Wednesday, March 2, 2011

Cat's Paw approved by SCOTUS

The Supreme Court has decided that the "cat's paw" theory is applicable in at least some employment cases. The theory relates to the situation where a decision maker without discriminatory animus is affected by the advice of others who have discriminatory animus. The case involved allegations of discrimination against an army reservist who claimed his immediate supervisor fabricated a disciplinary warning due to hostility to his military obligations. The employer's vice president of human resources received a report on the disciplinary warning, reviewed the employee's personnel file and terminated the employee's employment. More after the jump
The Uniformed Services Employment and Reemployment Rights Act of 1994 (USERRA), forbids an employer to deny “employment, reemployment, retention in employment, promotion, or any benefit of employment” based on a person’s “membership” in or “obligation to perform service in a uniformed service,” 38 U. S. C. §4311(a), and provides that liability is established “if the person’s membership . . . is a motivating factor in the employer’s action,” §4311(c).

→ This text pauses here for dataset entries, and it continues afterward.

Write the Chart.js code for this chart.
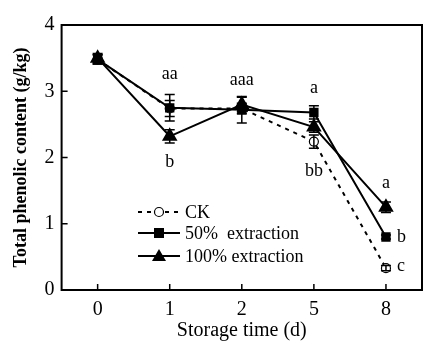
<!DOCTYPE html>
<html><head><meta charset="utf-8">
<script src="https://cdn.jsdelivr.net/npm/chart.js@4.4.0/dist/chart.umd.min.js"></script>
<style>html,body{margin:0;padding:0;background:#fff}#w{width:431px;height:351px}</style>
</head><body><div id="w"><canvas id="c" width="431" height="351"></canvas></div>
<script>
const categories = ['0','1','2','5','8'];
const yTicks = [0,1,2,3,4];
const ckValues = [3.48, 2.74, 2.74, 2.24, 0.33];
const ckErr    = [0.07, 0.12, 0.08, 0.10, 0.04];
const p50Values = [3.48, 2.75, 2.72, 2.68, 0.80];
const p50Err    = [0.07, 0.20, 0.20, 0.10, 0.03];
const p100Values = [3.50, 2.32, 2.80, 2.46, 1.25];
const p100Err    = [0.07, 0.10, 0.11, 0.08, 0.08];
const seriesNames = ['CK', '50%  extraction', '100% extraction'];
// letter labels: [categoryIndex, value, text, dxPixels, dyPixels]
const letterLabels = [
  [1, 2.75, 'aa', 0, -34],
  [1, 2.32, 'b', 0, 26],
  [2, 2.80, 'aaa', 0, -24],
  [3, 2.68, 'a', 0, -24],
  [3, 2.24, 'bb', 0, 30],
  [4, 1.25, 'a', 0, -24],
  [4, 0.80, 'b', 11, 0],
  [4, 0.33, 'c', 11, -2]
];

const FONT = '"Liberation Serif", "Times New Roman", serif';

const errPlugin = {
  id: 'errbars',
  afterDatasetsDraw(chart) {
    const ctx = chart.ctx, x = chart.scales.x, y = chart.scales.y;
    const sets = [[ckValues, ckErr], [p50Values, p50Err], [p100Values, p100Err]];
    ctx.save();
    ctx.strokeStyle = '#000'; ctx.lineWidth = 1.5;
    sets.forEach(([v, e]) => {
      v.forEach((val, i) => {
        const px = x.getPixelForValue(i);
        const t = y.getPixelForValue(val + e[i]), b = y.getPixelForValue(val - e[i]);
        ctx.beginPath();
        ctx.moveTo(px, t); ctx.lineTo(px, b);
        ctx.moveTo(px - 5, t); ctx.lineTo(px + 5, t);
        ctx.moveTo(px - 5, b); ctx.lineTo(px + 5, b);
        ctx.stroke();
      });
    });
    // letters
    ctx.fillStyle = '#000';
    ctx.font = '18px ' + FONT;
    ctx.textBaseline = 'middle';
    letterLabels.forEach(([i, v, t, dx, dy]) => {
      let px = x.getPixelForValue(i) + dx, py = y.getPixelForValue(v) + dy;
      ctx.textAlign = dx > 0 ? 'left' : 'center';
      ctx.fillText(t, px, py);
    });
    // frame and inward ticks
    const a = chart.chartArea;
    ctx.lineWidth = 2;
    ctx.strokeRect(a.left, a.top, a.right - a.left, a.bottom - a.top);
    ctx.lineWidth = 1.5;
    ctx.beginPath();
    categories.forEach((c, i) => {
      const px = x.getPixelForValue(i);
      ctx.moveTo(px, a.bottom); ctx.lineTo(px, a.bottom - 6);
    });
    yTicks.forEach(v => {
      const py = y.getPixelForValue(v);
      ctx.moveTo(a.left, py); ctx.lineTo(a.left + 6, py);
    });
    ctx.stroke();
    // legend
    const lx = 138, ly = [212, 233, 256];
    ctx.font = '18px ' + FONT; ctx.textAlign = 'left';
    ctx.lineWidth = 2;
    ly.forEach((yy, k) => {
      ctx.beginPath();
      if (k === 0) ctx.setLineDash([4, 5]); else ctx.setLineDash([]);
      ctx.moveTo(lx, yy); ctx.lineTo(lx + 42, yy); ctx.stroke();
      ctx.setLineDash([]);
      const cx = lx + 21;
      if (k === 0) {
        ctx.fillStyle = '#fff'; ctx.beginPath(); ctx.arc(cx, yy, 4.5, 0, Math.PI * 2); ctx.fill();
        ctx.lineWidth = 1.2; ctx.stroke(); ctx.lineWidth = 2;
      } else if (k === 1) {
        ctx.fillStyle = '#000'; ctx.fillRect(cx - 5, yy - 5, 10, 10);
      } else {
        ctx.fillStyle = '#000'; ctx.beginPath();
        ctx.moveTo(cx, yy - 7); ctx.lineTo(cx + 7, yy + 5); ctx.lineTo(cx - 7, yy + 5); ctx.closePath(); ctx.fill();
      }
      ctx.fillStyle = '#000';
      ctx.fillText(seriesNames[k], lx + 47, yy + 1);
    });
    ctx.restore();
  }
};

new Chart(document.getElementById('c'), {
  type: 'line',
  data: {
    labels: categories,
    datasets: [
      { label: seriesNames[0], data: ckValues, borderColor: '#000', borderWidth: 2, borderDash: [4, 5],
        pointStyle: 'circle', pointRadius: 4.5, pointBackgroundColor: '#fff', pointBorderColor: '#000', pointBorderWidth: 1.2, order: 3 },
      { label: seriesNames[1], data: p50Values, borderColor: '#000', borderWidth: 2,
        pointStyle: 'rect', pointRadius: 5.2, pointBackgroundColor: '#000', pointBorderColor: '#000', order: 2 },
      { label: seriesNames[2], data: p100Values, borderColor: '#000', borderWidth: 2,
        pointStyle: 'triangle', pointRadius: 7, pointBackgroundColor: '#000', pointBorderColor: '#000', order: 1 }
    ]
  },
  options: {
    responsive: false, animation: false, devicePixelRatio: 1,
    layout: { padding: { left: 6, right: 7, top: 25, bottom: 11 } },
    plugins: { legend: { display: false }, tooltip: { enabled: false } },
    scales: {
      x: {
        offset: true,
        grid: { display: false, drawTicks: false },
        border: { display: false },
        ticks: { color: '#000', font: { family: FONT, size: 20 }, padding: 8 },
        title: { display: true, text: 'Storage time (d)', color: '#000', font: { family: FONT, size: 20, lineHeight: 0.9 }, padding: { top: -8, bottom: 0 } }
      },
      y: {
        min: 0, max: 4,
        afterBuildTicks(s) { s.ticks = yTicks.map(v => ({ value: v })); },
        grid: { display: false, drawTicks: false },
        border: { display: false },
        ticks: { color: '#000', font: { family: FONT, size: 20 }, padding: 7 },
        title: { display: true, text: 'Total phenolic content (g/kg)', color: '#000', font: { family: FONT, size: 18, weight: 'bold' }, padding: { top: 5, bottom: 5 } }
      }
    }
  },
  plugins: [errPlugin]
});
</script>
</body></html>
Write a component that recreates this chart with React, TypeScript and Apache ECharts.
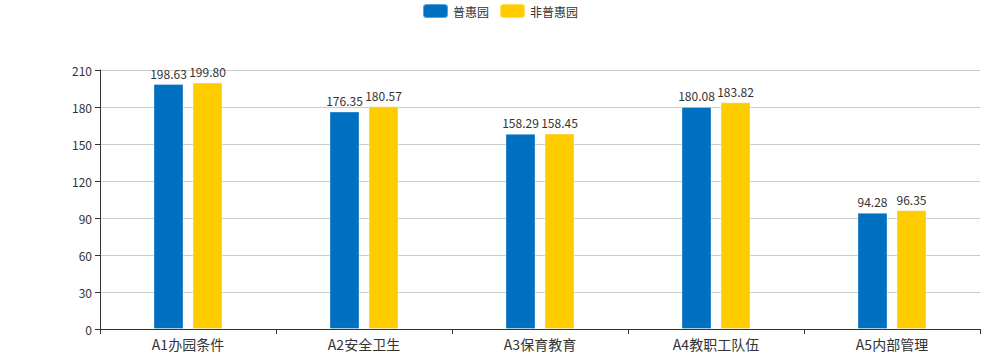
import React, { useEffect, useRef } from "react";
import * as echarts from "echarts";

const categories = ["A1办园条件", "A2安全卫生", "A3保育教育", "A4教职工队伍", "A5内部管理"];
const seriesNames = ["普惠园", "非普惠园"];
const puhui = [198.63, 176.35, 158.29, 180.08, 94.28];
const feipuhui = [199.8, 180.57, 158.45, 183.82, 96.35];

export default function App() {
  const ref = useRef<HTMLDivElement>(null);
  useEffect(() => {
    const chart = echarts.init(ref.current!, null, { renderer: "svg" });
    const font = "'Noto Sans CJK SC', 'Microsoft YaHei', sans-serif";
    chart.setOption({
      animation: false,
      textStyle: { fontFamily: font },
      color: ["#0070C0", "#FFCC00"],
      legend: {
        top: -2,
        left: "center",
        itemWidth: 25,
        itemHeight: 14,
        itemGap: 10,
        textStyle: { fontSize: 12, color: "#333", fontFamily: font },
        data: seriesNames,
      },
      grid: { left: 100, right: 20, top: 70, bottom: 31, containLabel: false },
      xAxis: {
        type: "category",
        data: categories,
        axisLine: { lineStyle: { color: "#333" } },
        axisTick: { show: true, lineStyle: { color: "#333" } },
        axisLabel: { fontSize: 14, color: "#333", fontFamily: font, margin: 8 },
      },
      yAxis: {
        type: "value",
        min: 0,
        max: 210,
        interval: 30,
        axisLine: { show: true, lineStyle: { color: "#333" } },
        axisTick: { show: true, lineStyle: { color: "#333" } },
        axisLabel: { fontSize: 12, color: "#333", fontFamily: font },
        splitLine: { lineStyle: { color: "#ccc" } },
      },
      series: [
        {
          name: seriesNames[0],
          type: "bar",
          data: puhui,
          barWidth: 30,
          barGap: "30%",
          itemStyle: { borderColor: "rgba(255,255,255,0.35)", borderWidth: 1 },
          label: { show: true, position: "top", fontSize: 12, color: "#333", fontFamily: font, formatter: (p: any) => p.value.toFixed(2) },
        },
        {
          name: seriesNames[1],
          type: "bar",
          data: feipuhui,
          barWidth: 30,
          barGap: "30%",
          itemStyle: { borderColor: "rgba(255,255,255,0.35)", borderWidth: 1 },
          label: { show: true, position: "top", fontSize: 12, color: "#333", fontFamily: font, formatter: (p: any) => p.value.toFixed(2) },
        },
      ],
    });
    return () => chart.dispose();
  }, []);
  return <div ref={ref} style={{ position: "absolute", left: 0, top: 0, width: 1000, height: 360 }} />;
}
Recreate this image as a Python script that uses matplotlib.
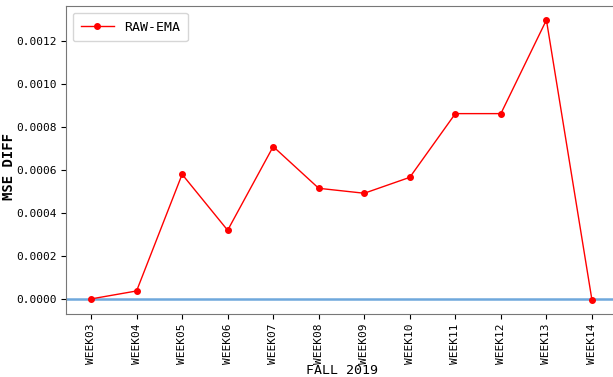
import matplotlib
matplotlib.use('Agg')
import matplotlib.pyplot as plt

weeks = ['WEEK03', 'WEEK04', 'WEEK05', 'WEEK06', 'WEEK07', 'WEEK08',
         'WEEK09', 'WEEK10', 'WEEK11', 'WEEK12', 'WEEK13', 'WEEK14']
raw_ema = [0.0, 0.000037, 0.000579, 0.000319, 0.000708, 0.000514,
           0.000491, 0.000565, 0.000861, 0.000861, 0.001296, -0.000005]

plt.rcParams['font.family'] = ['DejaVu Sans Mono']

fig = plt.figure(figsize=(6.13, 3.77), dpi=100)
ax = fig.add_axes([66 / 613, 1 - 314 / 377, 551 / 613, 308 / 377])

ax.plot(weeks, raw_ema, color='red', marker='o', markersize=4, lw=1, label='RAW-EMA')
ax.axhline(0, color='#6fa8dc', lw=1.8, zorder=1)

ax.set_yticks([0, 0.0002, 0.0004, 0.0006, 0.0008, 0.0010, 0.0012])
ax.set_yticklabels(['0.0000', '0.0002', '0.0004', '0.0006', '0.0008', '0.0010', '0.0012'])
ax.tick_params(axis='y', labelsize=8)
ax.tick_params(axis='x', labelsize=8, rotation=90)
for s in ax.spines.values():
    s.set_color('#777777')

ax.set_xlabel('FALL 2019', fontsize=9.5, labelpad=0)
ax.set_ylabel('MSE DIFF', fontsize=10, fontweight='bold')
ax.yaxis.set_label_coords(-0.09, 0.48)
ax.legend(loc='upper left', fontsize=9.5, handlelength=2.5, borderpad=0.6)

fig.savefig('out.png', dpi=100)
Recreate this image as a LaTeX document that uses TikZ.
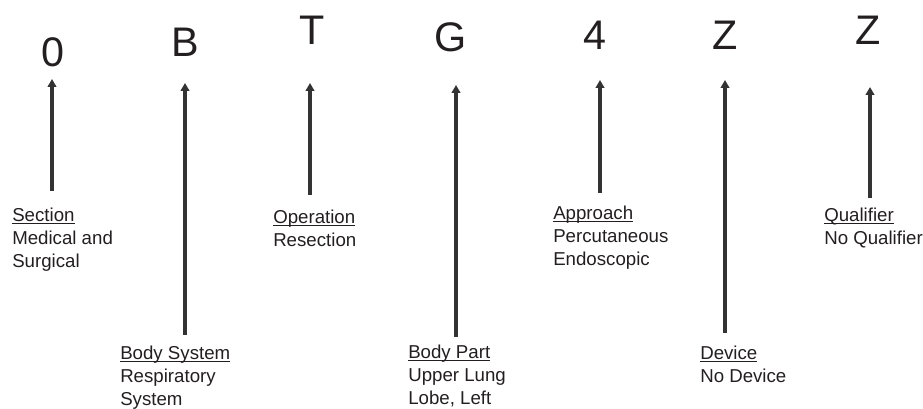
\documentclass[tikz,border=0pt]{standalone}
\usepackage{fontspec}
\setmainfont{Liberation Sans}
\usetikzlibrary{arrows.meta}
\definecolor{inkgrey}{HTML}{231F20}
\definecolor{stemgrey}{HTML}{333333}
\newcommand{\fieldname}[1]{\underline{\smash{#1}}\vphantom{#1}}
\tikzset{
  codechar/.style={anchor=base, inner sep=0, text=inkgrey,
                   font=\fontsize{31}{31}\selectfont},
  codelabel/.style={anchor=north west, inner sep=0, align=left, text=inkgrey,
                    font=\fontsize{14}{17.3}\selectfont},
  codearrow/.style={-{Triangle[length=6pt,width=6.5pt]}, line width=2.6pt,
                    draw=stemgrey},
}
\begin{document}
\begin{tikzpicture}[x=0.75pt, y=-0.75pt]
  \useasboundingbox (0,0) rectangle (923,409);

  % --- characters of the code ---
  \node[codechar] (csec)  at (53,67)  {0};
  \node[codechar] (csys)  at (185,57) {B};
  \node[codechar] (cop)   at (312,45) {T};
  \node[codechar] (cpart) at (451,52) {G};
  \node[codechar] (capp)  at (595,50) {4};
  \node[codechar] (cdev)  at (725,50) {Z};
  \node[codechar] (cqual) at (868,45) {Z};

  % --- labels under the arrows (top of first line) ---
  \node[codelabel] (lsec)  at (12,208)  {\fieldname{Section}\\Medical and\\Surgical};
  \node[codelabel] (lsys)  at (120,346) {\fieldname{Body System}\\Respiratory\\System};
  \node[codelabel] (lop)   at (273,210) {\fieldname{Operation}\\Resection};
  \node[codelabel] (lpart) at (408,345) {\fieldname{Body Part}\\Upper Lung\\Lobe, Left};
  \node[codelabel] (lapp)  at (553,206) {\fieldname{Approach}\\Percutaneous\\Endoscopic};
  \node[codelabel] (ldev)  at (700,346) {\fieldname{Device}\\No Device};
  \node[codelabel] (lqual) at (824,208) {\fieldname{Qualifier}\\No Qualifier};

  % --- arrow ends ---
  \coordinate (ssec)  at (52,191);  \coordinate (tsec)  at (52,79);
  \coordinate (ssys)  at (185,335); \coordinate (tsys)  at (185,83);
  \coordinate (sop)   at (310,195); \coordinate (top)   at (310,83);
  \coordinate (spart) at (456,337); \coordinate (tpart) at (456,85);
  \coordinate (sapp)  at (600,193); \coordinate (tapp)  at (600,80);
  \coordinate (sdev)  at (725,333); \coordinate (tdev)  at (725,80);
  \coordinate (squal) at (870,198); \coordinate (tqual) at (870,87);

  % --- arrows ---
  \draw[codearrow] (ssec)  -- (tsec);
  \draw[codearrow] (ssys)  -- (tsys);
  \draw[codearrow] (sop)   -- (top);
  \draw[codearrow] (spart) -- (tpart);
  \draw[codearrow] (sapp)  -- (tapp);
  \draw[codearrow] (sdev)  -- (tdev);
  \draw[codearrow] (squal) -- (tqual);

\end{tikzpicture}
\end{document}
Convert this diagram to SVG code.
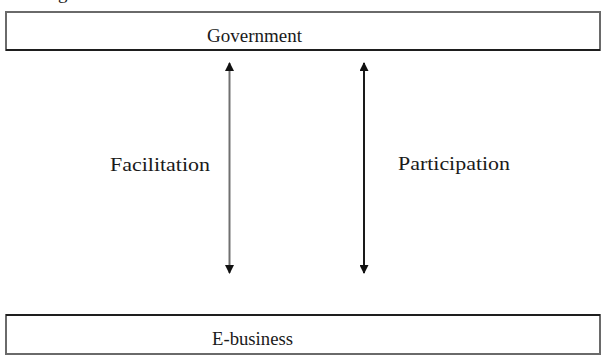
<svg xmlns="http://www.w3.org/2000/svg" width="601" height="356" viewBox="0 0 601 356">
  <style>
    .box { fill: #ffffff; stroke: #6a6a6a; stroke-width: 2; }
    .edge { stroke: #1e1e1e; stroke-width: 2; }
    .lbl { font-family: 'Liberation Serif', 'DejaVu Serif', serif; font-size: 19px; fill: #1a1a1a; }
    .shaft { stroke-width: 2; fill: none; }
  </style>
  <defs>
    <marker id="head" viewBox="0 0 10 10" refX="9" refY="5" markerWidth="10" markerHeight="9" markerUnits="userSpaceOnUse" orient="auto-start-reverse">
      <path d="M0,0 L10,5 L0,10 Z" fill="#111111"/>
    </marker>
  </defs>
  <rect width="601" height="356" fill="#ffffff"/>

  <!-- caption descender above the frame -->
  <text class="lbl" font-family="Liberation Serif" x="58" y="-1">g</text>

  <g id="government">
    <rect class="box" x="6" y="12" width="594" height="38"/>
    <line class="edge" x1="6" y1="50" x2="600" y2="50"/>
    <text class="lbl" font-family="Liberation Serif" x="207" y="41.5" textLength="95" lengthAdjust="spacingAndGlyphs">Government</text>
  </g>

  <g id="ebusiness">
    <rect class="box" x="6" y="315" width="594" height="39"/>
    <line class="edge" x1="6" y1="315" x2="600" y2="315"/>
    <text class="lbl" font-family="Liberation Serif" x="212" y="345" textLength="81" lengthAdjust="spacingAndGlyphs">E-business</text>
  </g>

  <g id="connectors">
    <line class="shaft" x1="229.5" y1="63" x2="229.5" y2="273" stroke="#707070" marker-start="url(#head)" marker-end="url(#head)"/>
    <line class="shaft" x1="364" y1="63" x2="364" y2="273" stroke="#1a1a1a" marker-start="url(#head)" marker-end="url(#head)"/>
    <text class="lbl" font-family="Liberation Serif" x="110" y="170.5" textLength="100" lengthAdjust="spacingAndGlyphs">Facilitation</text>
    <text class="lbl" font-family="Liberation Serif" x="398" y="170" textLength="112" lengthAdjust="spacingAndGlyphs">Participation</text>
  </g>
</svg>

Although specifically limited to USERA, the court expressly notes the similar "motivating factor" statutory language in Title VII. Justice Scalia's opinion then discusses intentional torts, proximate cause and agency before concluding:
We therefore hold that if a supervisor performs an act motivated by antimilitary animus that is intended by the supervisor to cause an adverse employment action, and if that act is a proximate cause of the ultimate employment action, then the employer is liable under USERRA.
 It would seem the cat's paw theory likely will be found appropriate in employment discrimination contexts where "motivating factor" is sufficient to establish liability. But it would not necessarily be appropriate in situations like Gross v. FBL Financial Services, Inc. which required "but for" causation.

Justice Scalia's discussion of tort law, proximate cause and agency principles drew a dissent from Justices Alito and Thomas as being unnecessary. But Justice Scalia's discussion provides ample suggestions for future litigants to discuss liability in terms of intentional tort and agency concepts which provide fertile ground for creative litigants.